What if what is real is that which we cannot see. What if our eyes decieve us; and our senses and feelings and all that stuff. And what is real is the "what is, what was, and what is to come." You know, it's not just "now"... but it's all of it together. What is real is what has happened, what is happening, and what will happen. And when I reach my destination, it won't just be the me that was there at the end - it will be the "whole" me... the me from when I was young, the me from middle age, the me with more wisdom than I have now.

IN THE NOW
Today was such a weird day. After having thought about a situation all weekend (see previous post), I had someone come into my office this morning and confess the exact same thing to me. Talk about God planning ahead.

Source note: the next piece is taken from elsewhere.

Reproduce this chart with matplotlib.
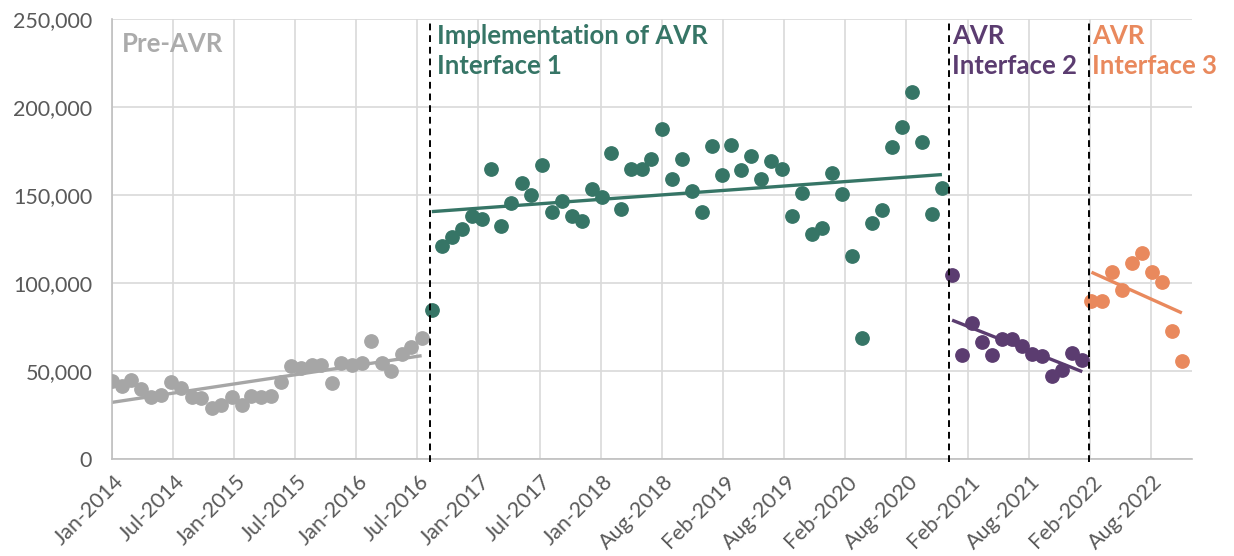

I want to be a stranger to the culture. Not that I'm unaware of what's going on, and not that I don't seek to understand human behavior from a cultural standpoint. But I want to look at it as a pilgrim just passing through. Culture is not final. It is not real. It is not defining. It is temporary; already out-dated; waiting to be museumated.

I want to look at life in such a way that I can see all the way through. I don't know how you do that. But maybe I don't need to. Lord Jesus, give me eyes to see, and ears to hear.

Peace, peeps. Revolution... in a radical way.
(ps - watch over Carrie as she travels to Illinois and Missouri. She's a sweetie and I love her).